» Requirements
Extract word for word the lines of the listing from its start to the line holding "y_tick_labels = ['0', '.2', '.4', '.6', '.8', '1']", both ends kept; pictures are not part of the copy.

» Items from a data source
*****
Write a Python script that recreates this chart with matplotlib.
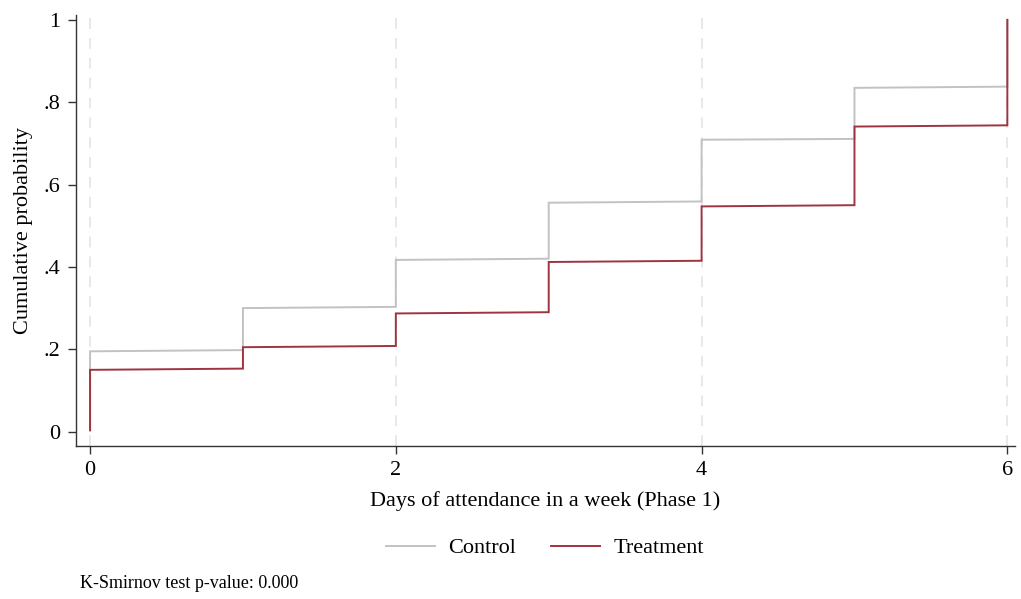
import matplotlib
matplotlib.use('Agg')
import matplotlib.pyplot as plt

plt.rcParams['font.family'] = ['Liberation Serif', 'DejaVu Serif']

# days of attendance (Phase 1)
days = [0, 1, 2, 3, 4, 5, 6]
# cumulative probability at first / last observation of each day
control_lo = [0.003, 0.198, 0.303, 0.420, 0.559, 0.711, 0.838]
control_hi = [0.195, 0.300, 0.417, 0.556, 0.709, 0.835, 1.000]
treat_lo = [0.003, 0.153, 0.208, 0.290, 0.415, 0.550, 0.744]
treat_hi = [0.150, 0.205, 0.287, 0.412, 0.547, 0.741, 1.000]

x_ticks = [0, 2, 4, 6]
y_ticks = [0, 0.2, 0.4, 0.6, 0.8, 1]
y_tick_labels = ['0', '.2', '.4', '.6', '.8', '1']


def build_path(lo, hi):
    # cumulative line: vertical within a day, then on to the next day
    xs, ys = [], []
    for d, a, b in zip(days, lo, hi):
        xs += [d, d]
        ys += [a, b]
    return xs, ys


fig = plt.figure(figsize=(10.21, 5.99), dpi=100)
ax = fig.add_axes([76 / 1021, (599 - 446) / 599, (1015 - 76) / 1021, (446 - 15) / 599])

for x in x_ticks:
    ax.axvline(x, color='#e6e6e6', lw=1.3, ls=(0, (6, 5)), zorder=0)

cx, cy = build_path(control_lo, control_hi)
tx, ty = build_path(treat_lo, treat_hi)
ax.plot(cx, cy, color='#c2c2c2', lw=1.4, label='Control', solid_joinstyle='miter')
ax.plot(tx, ty, color='#9e3440', lw=1.4, label='Treatment', solid_joinstyle='miter')

ax.set_xlim(-0.092, 6.05)
ax.set_ylim(-0.035, 1.012)
ax.set_xticks(x_ticks)
ax.set_yticks(y_ticks)
ax.set_yticklabels(y_tick_labels)
ax.tick_params(labelsize=16, length=6, width=1, color='#333333', pad=5)

for s in ['top', 'right']:
    ax.spines[s].set_visible(False)
for s in ['left', 'bottom']:
    ax.spines[s].set_color('#333333')
    ax.spines[s].set_linewidth(1)

ax.set_xlabel('Days of attendance in a week (Phase 1)', fontsize=16, labelpad=8)
ax.set_ylabel('Cumulative probability', fontsize=16, labelpad=8)

fig.legend(loc='center', bbox_to_anchor=(545 / 1021, 1 - 548 / 599), ncol=2,
           frameon=False, fontsize=16, handlelength=2.2, handletextpad=0.6,
           columnspacing=1.6)

fig.text(80 / 1021, 1 - 583 / 599, 'K-Smirnov test p-value: 0.000',
         fontsize=13, va='center', ha='left')

fig.savefig('out.png', dpi=100)
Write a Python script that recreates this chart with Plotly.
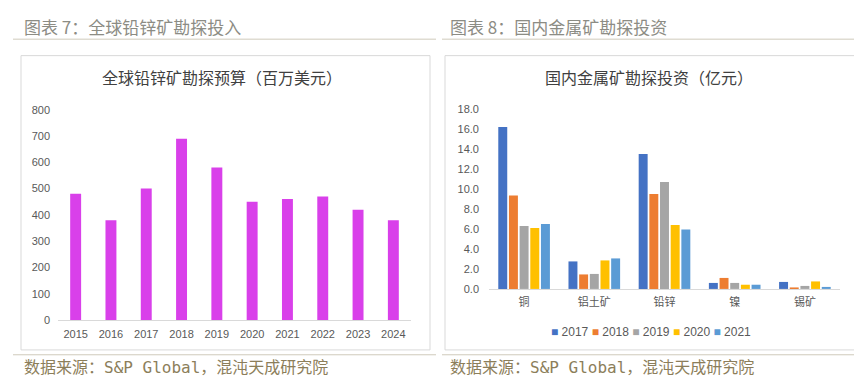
import plotly.graph_objects as go

W, H = 862, 376

# ---- data: left chart ----
years = ["2015", "2016", "2017", "2018", "2019", "2020", "2021", "2022", "2023", "2024"]
budget = [480, 380, 500, 690, 580, 450, 460, 470, 420, 380]

# ---- data: right chart ----
metals = ["铜", "铝土矿", "铅锌", "镍", "锡矿"]
series_names = ["2017", "2018", "2019", "2020", "2021"]
v2017 = [16.2, 2.75, 13.5, 0.6, 0.7]
v2018 = [9.35, 1.45, 9.5, 1.1, 0.15]
v2019 = [6.3, 1.5, 10.7, 0.6, 0.3]
v2020 = [6.1, 2.85, 6.4, 0.42, 0.75]
v2021 = [6.5, 3.05, 5.95, 0.42, 0.2]
series_values = [v2017, v2018, v2019, v2020, v2021]
series_colors = ["#4472C4", "#ED7D31", "#A5A5A5", "#FFC000", "#5B9BD5"]

def px(x):
    return x / W

def py(y):
    return 1 - y / H

fig = go.Figure()

fig.add_trace(go.Bar(
    x=years, y=budget, xaxis="x", yaxis="y",
    marker=dict(color="#D940EA", line=dict(width=0)),
    width=0.31, offset=-0.155, showlegend=False,
))

for name, vals, col in zip(series_names, series_values, series_colors):
    fig.add_trace(go.Bar(
        x=metals, y=vals, name=name, xaxis="x2", yaxis="y2",
        marker=dict(color=col, line=dict(width=0)), showlegend=False,
    ))

tickfont = dict(family="Arial, Liberation Sans, sans-serif", size=11, color="#595959")
cjkfont = dict(family="Noto Sans CJK SC", size=11, color="#595959")

fig.update_layout(
    width=W, height=H,
    margin=dict(l=0, r=0, t=0, b=0),
    paper_bgcolor="white", plot_bgcolor="white",
    barmode="group", bargap=0.24, bargroupgap=0.16,
    xaxis=dict(domain=[px(50), px(403)], anchor="y", type="category",
               range=[-0.5, 9.5], showline=True, linecolor="#D9D9D9", linewidth=1,
               ticks="", showgrid=False, tickfont=tickfont, fixedrange=True,
               ticklabelstandoff=4),
    yaxis=dict(domain=[py(316), py(99)], anchor="x", range=[0, 800], dtick=100,
               showgrid=False, showline=False, zeroline=False, ticks="",
               tickfont=tickfont, fixedrange=True, ticklabelstandoff=7),
    xaxis2=dict(domain=[px(481), px(832)], anchor="y2", type="category",
                range=[-0.5, 4.5], showline=True, linecolor="#D9D9D9", linewidth=1,
                ticks="", showgrid=False, tickfont=cjkfont, fixedrange=True,
                ticklabelstandoff=3),
    yaxis2=dict(domain=[py(284), py(98)], anchor="x2", range=[0, 18], dtick=2,
                tickformat=".1f", showgrid=False, showline=False, zeroline=False,
                ticks="", tickfont=tickfont, fixedrange=True, ticklabelstandoff=9),
)

shapes = []
line_col = "#CFCABB"
# header separators
shapes.append(dict(type="line", xref="paper", yref="paper", x0=px(5), x1=px(428), y0=py(26), y1=py(26),
                   line=dict(color=line_col, width=1)))
shapes.append(dict(type="line", xref="paper", yref="paper", x0=px(434), x1=px(848), y0=py(26), y1=py(26),
                   line=dict(color=line_col, width=1)))
# footer separators
shapes.append(dict(type="line", xref="paper", yref="paper", x0=px(5), x1=px(428), y0=py(352), y1=py(352),
                   line=dict(color=line_col, width=1)))
shapes.append(dict(type="line", xref="paper", yref="paper", x0=px(434), x1=px(856), y0=py(352), y1=py(352),
                   line=dict(color=line_col, width=1)))
# chart boxes
shapes.append(dict(type="rect", xref="paper", yref="paper", x0=px(13), x1=px(422), y0=py(347), y1=py(43),
                   line=dict(color="#D9D9D9", width=1), layer="below"))
shapes.append(dict(type="rect", xref="paper", yref="paper", x0=px(437), x1=px(850), y0=py(347), y1=py(43),
                   line=dict(color="#D9D9D9", width=1), layer="below"))

header_font = dict(family="Noto Sans CJK SC", size=17, color="#8C8C84")
footer_font = dict(family="DejaVu Sans Mono, Noto Sans CJK SC", size=16, color="#8C7E5A")
title_font = dict(family="Noto Sans CJK SC", size=16, color="#404040")

ann = []
ann.append(dict(text="图表 7：全球铅锌矿勘探投入", x=px(14), y=py(13), xref="paper", yref="paper",
                xanchor="left", yanchor="middle", showarrow=False, font=header_font))
ann.append(dict(text="图表 8：国内金属矿勘探投资", x=px(440), y=py(13), xref="paper", yref="paper",
                xanchor="left", yanchor="middle", showarrow=False, font=header_font))
ann.append(dict(text="数据来源：S&P Global，混沌天成研究院", x=px(14), y=py(365), xref="paper", yref="paper",
                xanchor="left", yanchor="middle", showarrow=False, font=footer_font))
ann.append(dict(text="数据来源：S&P Global，混沌天成研究院", x=px(440), y=py(365), xref="paper", yref="paper",
                xanchor="left", yanchor="middle", showarrow=False, font=footer_font))
ann.append(dict(text="全球铅锌矿勘探预算（百万美元）", x=px(214), y=py(65), xref="paper", yref="paper",
                xanchor="center", yanchor="middle", showarrow=False, font=title_font))
ann.append(dict(text="国内金属矿勘探投资（亿元）", x=px(641), y=py(65), xref="paper", yref="paper",
                xanchor="center", yanchor="middle", showarrow=False, font=title_font))

legend_text = " ".join(
    f"<span style='color:{c}'>■</span> {n}" for n, c in zip(series_names, series_colors)
)
ann.append(dict(text=legend_text, x=px(643), y=py(328), xref="paper", yref="paper",
                xanchor="center", yanchor="middle", showarrow=False,
                font=dict(family="Arial, Liberation Sans, sans-serif", size=12, color="#595959")))

fig.update_layout(shapes=shapes, annotations=ann)

fig.write_html("out.html")
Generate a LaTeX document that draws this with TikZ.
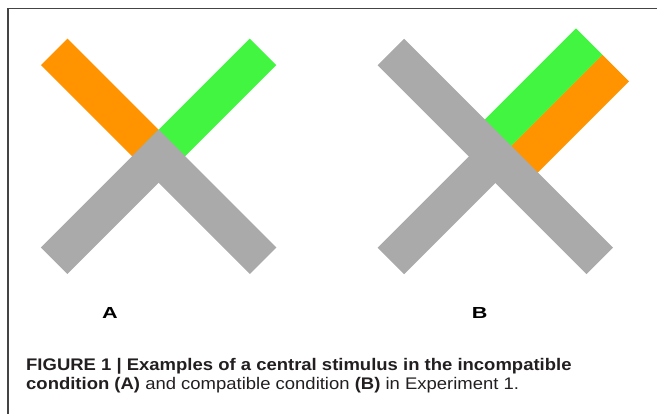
\documentclass[tikz,border=0pt]{standalone}
\usepackage{fontspec}
\setmainfont{Liberation Sans}
\newfontfamily\capfont[FakeStretch=1.1]{Liberation Sans}
\newfontfamily\panelfont[FakeStretch=1.35]{Liberation Sans}
\definecolor{barorange}{HTML}{FF9400}
\definecolor{bargreen}{HTML}{41F541}
\definecolor{bargray}{HTML}{AAAAAA}
\definecolor{captext}{HTML}{231F20}
\definecolor{framegray}{HTML}{444444}
\tikzset{
  panellabel/.style={anchor=base, inner sep=0pt, text=black,
       font=\panelfont\bfseries\fontsize{16}{19}\selectfont},
  captionline/.style={anchor=base west, inner sep=0pt, text=captext,
       font=\capfont\fontsize{16.8}{19.5}\selectfont},
  framerule/.style={draw=framegray, line width=1.5pt}
}
\begin{document}
\begin{tikzpicture}[x=1pt, y=-1pt]
\useasboundingbox (0,0) rectangle (657,414);

\draw[framerule] (8,414) -- (8,8.5) -- (657,8.5);

\begin{scope}[shift={(158.6,156.3)}, rotate=-45]
\fill[barorange] (-147.7,-18.75) rectangle (0,18.75);
\end{scope}
\begin{scope}[shift={(158.6,156.3)}, rotate=45]
\fill[bargreen] (0,-18.75) rectangle (147.7,18.75);
\fill[bargray] (-147.7,-18.75) rectangle (18.75,18.75);
\end{scope}
\begin{scope}[shift={(158.6,156.3)}, rotate=-45]
\fill[bargray] (-18.75,-18.75) rectangle (147.7,18.75);
\end{scope}

\begin{scope}[shift={(495.3,156.5)}, rotate=45]
\fill[bargray] (-147.7,-18.75) rectangle (0,18.75);
\fill[bargreen] (0,-33.5) rectangle (147.7,4);
\fill[barorange] (0,4) rectangle (147.7,41.5);
\end{scope}
\begin{scope}[shift={(495.3,156.5)}, rotate=-45]
\fill[bargray] (-147.7,-18.75) rectangle (147.7,18.75);
\end{scope}

\node[panellabel] (labelA) at (110,319) {A};
\node[panellabel] (labelB) at (479.7,319) {B};

\node[captionline] (caption1) at (26,370.7)
  {\bfseries FIGURE 1 | Examples of a central stimulus in the incompatible};
\node[captionline] (caption2) at (26,390)
  {\textbf{condition (A)} and compatible condition \textbf{(B)} in Experiment 1.};
\end{tikzpicture}
\end{document}
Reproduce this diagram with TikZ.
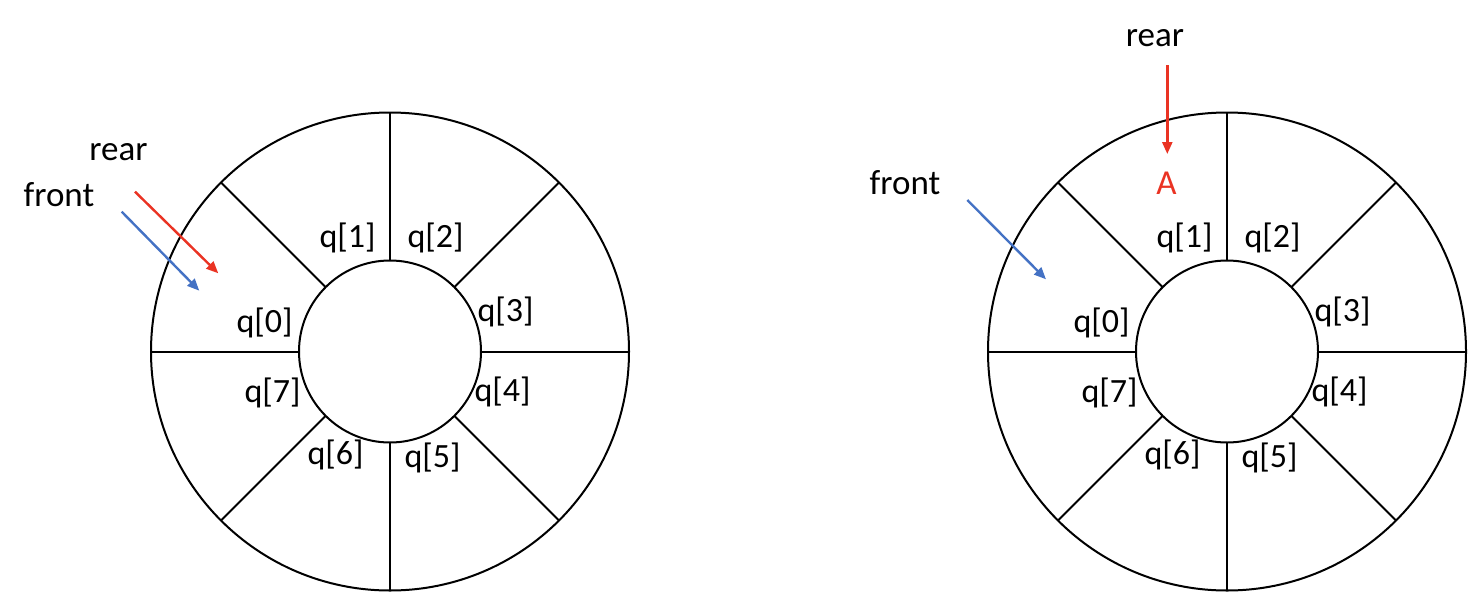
\documentclass[tikz,border=0pt]{standalone}
\usepackage{fontspec}
\setmainfont{Carlito}
\usetikzlibrary{arrows.meta}
\definecolor{rearred}{RGB}{234,51,35}
\definecolor{frontblue}{HTML}{4472C4}
\begin{document}
\begin{tikzpicture}[x=1pt,y=-1pt,
  ring/.style={circle, draw=black, line width=2pt, inner sep=0pt, outer sep=0pt},
  spoke/.style={draw=black, line width=2pt},
  qlabel/.style={inner sep=0pt, font=\fontsize{34}{40}\selectfont},
  txt/.style={inner sep=0pt, anchor=base, font=\fontsize{35}{40}\selectfont},
  ptr/.style={line width=2.4pt, -{Triangle[length=12pt,width=10pt]}},
  rearptr/.style={ptr, draw=rearred, fill=rearred},
  frontptr/.style={ptr, draw=frontblue, fill=frontblue}]
\useasboundingbox (0,0) rectangle (1468,592);
\foreach \s/\cx in {L/390,R/1227} {
  \node[ring, minimum size=478pt] (outer\s) at (\cx,351.5) {};
  \node[ring, minimum size=182pt] (inner\s) at (\cx,351.5) {};
  \foreach \a in {0,45,...,315}
    \draw[spoke] (inner\s.\a) -- (outer\s.\a);
  \foreach \k/\dx/\dy in {0/-125.5/-28.5, 1/-42.5/-113.5, 2/45.5/-113.5, 3/115.5/-39.5,
                          4/112.5/40.5, 5/42.5/106.5, 6/-54.5/103.5, 7/-117.5/41.5}
    \node[qlabel] (q\s\k) at (\cx+\dx,351.5+\dy) {q[\k]};
}
% left pointers
\node[txt] (rearL) at (118.5,160) {rear};
\node[txt] (frontL) at (59,206.7) {front};
\coordinate (rearLa) at (135,191.7);
\coordinate (rearLb) at (218.3,273.3);
\coordinate (frontLa) at (121.7,211.7);
\coordinate (frontLb) at (199.3,290.7);
\draw[rearptr] (rearLa) -- (rearLb);
\draw[frontptr] (frontLa) -- (frontLb);
% right pointers
\node[txt] (rearR) at (1155,46) {rear};
\node[txt, text=rearred] (A) at (1166.5,194) {A};
\node[txt] (frontR) at (905,194) {front};
\coordinate (rearRa) at (1167.3,65);
\coordinate (rearRb) at (1167.3,154);
\coordinate (frontRa) at (967.3,200);
\coordinate (frontRb) at (1046,279.3);
\draw[rearptr] (rearRa) -- (rearRb);
\draw[frontptr] (frontRa) -- (frontRb);
\end{tikzpicture}
\end{document}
*****
» Reply
Write a Python script that recreates this chart with matplotlib.
import matplotlib
matplotlib.use('Agg')
import matplotlib.pyplot as plt

plt.rcParams['font.family'] = ['Liberation Serif', 'DejaVu Serif']

# days of attendance (Phase 1)
days = [0, 1, 2, 3, 4, 5, 6]
# cumulative probability at first / last observation of each day
control_lo = [0.003, 0.198, 0.303, 0.420, 0.559, 0.711, 0.838]
control_hi = [0.195, 0.300, 0.417, 0.556, 0.709, 0.835, 1.000]
treat_lo = [0.003, 0.153, 0.208, 0.290, 0.415, 0.550, 0.744]
treat_hi = [0.150, 0.205, 0.287, 0.412, 0.547, 0.741, 1.000]

x_ticks = [0, 2, 4, 6]
y_ticks = [0, 0.2, 0.4, 0.6, 0.8, 1]
y_tick_labels = ['0', '.2', '.4', '.6', '.8', '1']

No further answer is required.